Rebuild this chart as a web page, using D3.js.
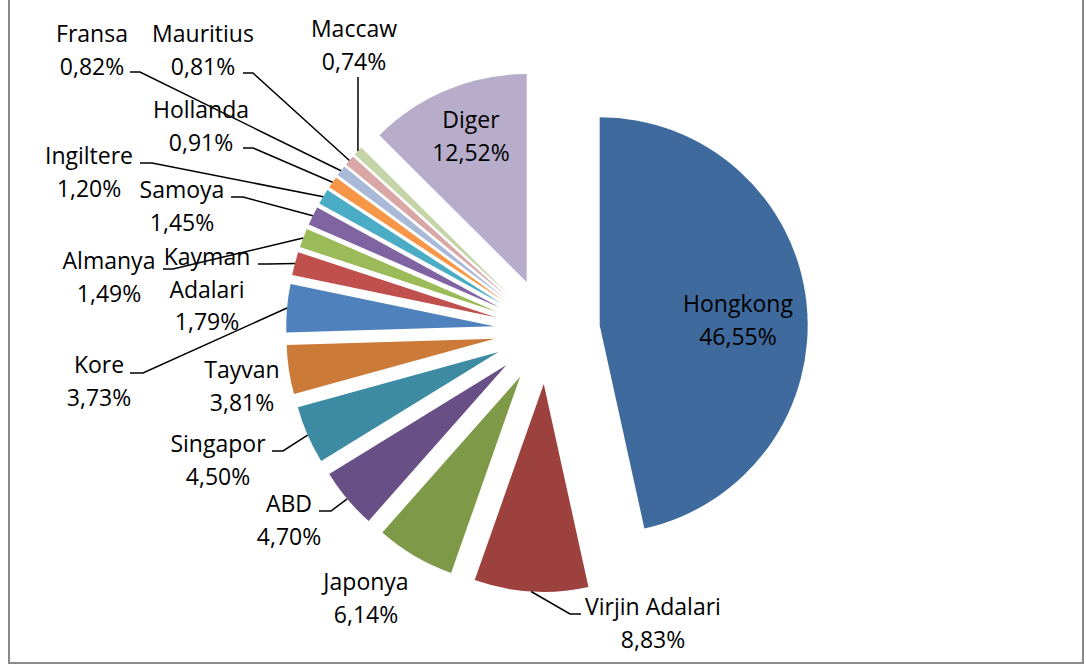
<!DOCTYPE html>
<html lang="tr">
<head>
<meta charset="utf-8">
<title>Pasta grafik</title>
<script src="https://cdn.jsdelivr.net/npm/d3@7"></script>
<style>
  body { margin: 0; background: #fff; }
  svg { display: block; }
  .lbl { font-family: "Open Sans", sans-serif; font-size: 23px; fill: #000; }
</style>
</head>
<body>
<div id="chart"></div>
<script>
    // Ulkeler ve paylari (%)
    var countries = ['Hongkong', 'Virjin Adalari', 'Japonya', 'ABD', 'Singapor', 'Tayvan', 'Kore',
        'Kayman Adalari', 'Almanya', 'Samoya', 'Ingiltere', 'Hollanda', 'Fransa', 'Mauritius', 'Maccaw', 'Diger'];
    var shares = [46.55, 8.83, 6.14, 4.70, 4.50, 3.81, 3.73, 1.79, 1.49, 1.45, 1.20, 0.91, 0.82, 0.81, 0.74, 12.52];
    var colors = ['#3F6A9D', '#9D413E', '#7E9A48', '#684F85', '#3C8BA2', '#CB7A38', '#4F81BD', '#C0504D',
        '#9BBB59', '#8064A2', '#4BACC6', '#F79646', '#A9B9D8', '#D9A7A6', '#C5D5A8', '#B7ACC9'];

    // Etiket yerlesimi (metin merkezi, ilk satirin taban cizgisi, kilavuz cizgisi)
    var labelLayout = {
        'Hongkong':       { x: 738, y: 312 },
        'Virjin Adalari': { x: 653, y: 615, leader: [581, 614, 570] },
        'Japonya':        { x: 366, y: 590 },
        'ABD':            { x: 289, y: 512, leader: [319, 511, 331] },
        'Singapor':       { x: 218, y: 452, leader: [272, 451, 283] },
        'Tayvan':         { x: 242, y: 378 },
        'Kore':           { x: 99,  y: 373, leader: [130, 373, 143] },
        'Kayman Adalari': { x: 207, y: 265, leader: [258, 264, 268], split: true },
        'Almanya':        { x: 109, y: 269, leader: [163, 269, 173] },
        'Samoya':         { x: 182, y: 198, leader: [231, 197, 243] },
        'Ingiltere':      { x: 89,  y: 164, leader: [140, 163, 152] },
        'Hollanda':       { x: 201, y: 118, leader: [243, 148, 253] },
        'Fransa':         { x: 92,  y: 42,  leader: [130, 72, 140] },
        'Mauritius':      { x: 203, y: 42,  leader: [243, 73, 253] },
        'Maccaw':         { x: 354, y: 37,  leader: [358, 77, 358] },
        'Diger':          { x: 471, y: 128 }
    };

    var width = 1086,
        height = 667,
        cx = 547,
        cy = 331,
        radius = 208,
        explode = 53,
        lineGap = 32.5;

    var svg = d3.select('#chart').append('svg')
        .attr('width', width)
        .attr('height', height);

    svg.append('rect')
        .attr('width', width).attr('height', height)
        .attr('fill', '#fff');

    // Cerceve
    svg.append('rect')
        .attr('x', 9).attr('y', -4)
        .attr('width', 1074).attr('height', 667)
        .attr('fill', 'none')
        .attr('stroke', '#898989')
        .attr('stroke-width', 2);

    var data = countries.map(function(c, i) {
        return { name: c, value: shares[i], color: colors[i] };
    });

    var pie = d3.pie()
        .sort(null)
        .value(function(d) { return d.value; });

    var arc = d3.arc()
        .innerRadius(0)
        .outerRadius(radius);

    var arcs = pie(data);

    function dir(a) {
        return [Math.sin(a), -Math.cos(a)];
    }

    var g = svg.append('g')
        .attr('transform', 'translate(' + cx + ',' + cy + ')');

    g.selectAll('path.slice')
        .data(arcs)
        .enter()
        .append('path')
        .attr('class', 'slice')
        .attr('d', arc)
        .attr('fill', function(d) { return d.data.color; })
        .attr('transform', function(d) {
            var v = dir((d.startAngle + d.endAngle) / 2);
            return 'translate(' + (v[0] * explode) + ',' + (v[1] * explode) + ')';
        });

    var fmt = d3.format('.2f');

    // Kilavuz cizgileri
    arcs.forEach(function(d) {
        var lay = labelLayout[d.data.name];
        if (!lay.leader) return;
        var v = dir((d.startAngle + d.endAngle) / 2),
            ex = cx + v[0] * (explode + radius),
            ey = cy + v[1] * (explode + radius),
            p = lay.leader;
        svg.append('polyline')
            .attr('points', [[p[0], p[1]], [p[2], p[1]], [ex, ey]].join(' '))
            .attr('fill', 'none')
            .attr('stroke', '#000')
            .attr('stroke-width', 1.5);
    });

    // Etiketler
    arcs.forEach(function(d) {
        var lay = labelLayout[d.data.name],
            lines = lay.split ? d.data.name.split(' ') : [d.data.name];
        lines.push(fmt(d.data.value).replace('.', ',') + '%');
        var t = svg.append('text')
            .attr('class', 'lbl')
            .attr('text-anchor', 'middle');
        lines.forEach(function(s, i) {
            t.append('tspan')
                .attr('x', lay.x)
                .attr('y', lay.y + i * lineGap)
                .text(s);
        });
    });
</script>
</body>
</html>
--------------------
__The exercise__. Copy the material exactly. Do not include the pictures.

__Solution__.
Rebuild this chart as a web page, using D3.js.
<!DOCTYPE html>
<html lang="tr">
<head>
<meta charset="utf-8">
<title>Pasta grafik</title>
<script src="https://cdn.jsdelivr.net/npm/d3@7"></script>
<style>
  body { margin: 0; background: #fff; }
  svg { display: block; }
  .lbl { font-family: "Open Sans", sans-serif; font-size: 23px; fill: #000; }
</style>
</head>
<body>
<div id="chart"></div>
<script>
    // Ulkeler ve paylari (%)
    var countries = ['Hongkong', 'Virjin Adalari', 'Japonya', 'ABD', 'Singapor', 'Tayvan', 'Kore',
        'Kayman Adalari', 'Almanya', 'Samoya', 'Ingiltere', 'Hollanda', 'Fransa', 'Mauritius', 'Maccaw', 'Diger'];
    var shares = [46.55, 8.83, 6.14, 4.70, 4.50, 3.81, 3.73, 1.79, 1.49, 1.45, 1.20, 0.91, 0.82, 0.81, 0.74, 12.52];
    var colors = ['#3F6A9D', '#9D413E', '#7E9A48', '#684F85', '#3C8BA2', '#CB7A38', '#4F81BD', '#C0504D',
        '#9BBB59', '#8064A2', '#4BACC6', '#F79646', '#A9B9D8', '#D9A7A6', '#C5D5A8', '#B7ACC9'];

    // Etiket yerlesimi (metin merkezi, ilk satirin taban cizgisi, kilavuz cizgisi)
    var labelLayout = {
        'Hongkong':       { x: 738, y: 312 },
        'Virjin Adalari': { x: 653, y: 615, leader: [581, 614, 570] },
        'Japonya':        { x: 366, y: 590 },
        'ABD':            { x: 289, y: 512, leader: [319, 511, 331] },
        'Singapor':       { x: 218, y: 452, leader: [272, 451, 283] },
        'Tayvan':         { x: 242, y: 378 },
        'Kore':           { x: 99,  y: 373, leader: [130, 373, 143] },
        'Kayman Adalari': { x: 207, y: 265, leader: [258, 264, 268], split: true },
        'Almanya':        { x: 109, y: 269, leader: [163, 269, 173] },
        'Samoya':         { x: 182, y: 198, leader: [231, 197, 243] },
        'Ingiltere':      { x: 89,  y: 164, leader: [140, 163, 152] },
        'Hollanda':       { x: 201, y: 118, leader: [243, 148, 253] },
        'Fransa':         { x: 92,  y: 42,  leader: [130, 72, 140] },
        'Mauritius':      { x: 203, y: 42,  leader: [243, 73, 253] },
        'Maccaw':         { x: 354, y: 37,  leader: [358, 77, 358] },
        'Diger':          { x: 471, y: 128 }
    };

    var width = 1086,
        height = 667,
        cx = 547,
        cy = 331,
        radius = 208,
        explode = 53,
        lineGap = 32.5;

    var svg = d3.select('#chart').append('svg')
        .attr('width', width)
        .attr('height', height);

    svg.append('rect')
        .attr('width', width).attr('height', height)
        .attr('fill', '#fff');

    // Cerceve
    svg.append('rect')
        .attr('x', 9).attr('y', -4)
        .attr('width', 1074).attr('height', 667)
        .attr('fill', 'none')
        .attr('stroke', '#898989')
        .attr('stroke-width', 2);

    var data = countries.map(function(c, i) {
        return { name: c, value: shares[i], color: colors[i] };
    });

    var pie = d3.pie()
        .sort(null)
        .value(function(d) { return d.value; });

    var arc = d3.arc()
        .innerRadius(0)
        .outerRadius(radius);

    var arcs = pie(data);

    function dir(a) {
        return [Math.sin(a), -Math.cos(a)];
    }

    var g = svg.append('g')
        .attr('transform', 'translate(' + cx + ',' + cy + ')');

    g.selectAll('path.slice')
        .data(arcs)
        .enter()
        .append('path')
        .attr('class', 'slice')
        .attr('d', arc)
        .attr('fill', function(d) { return d.data.color; })
        .attr('transform', function(d) {
            var v = dir((d.startAngle + d.endAngle) / 2);
            return 'translate(' + (v[0] * explode) + ',' + (v[1] * explode) + ')';
        });

    var fmt = d3.format('.2f');

    // Kilavuz cizgileri
    arcs.forEach(function(d) {
        var lay = labelLayout[d.data.name];
        if (!lay.leader) return;
        var v = dir((d.startAngle + d.endAngle) / 2),
            ex = cx + v[0] * (explode + radius),
            ey = cy + v[1] * (explode + radius),
            p = lay.leader;
        svg.append('polyline')
            .attr('points', [[p[0], p[1]], [p[2], p[1]], [ex, ey]].join(' '))
            .attr('fill', 'none')
            .attr('stroke', '#000')
            .attr('stroke-width', 1.5);
    });

    // Etiketler
    arcs.forEach(function(d) {
        var lay = labelLayout[d.data.name],
            lines = lay.split ? d.data.name.split(' ') : [d.data.name];
        lines.push(fmt(d.data.value).replace('.', ',') + '%');
        var t = svg.append('text')
            .attr('class', 'lbl')
            .attr('text-anchor', 'middle');
        lines.forEach(function(s, i) {
            t.append('tspan')
                .attr('x', lay.x)
                .attr('y', lay.y + i * lineGap)
                .text(s);
        });
    });
</script>
</body>
</html>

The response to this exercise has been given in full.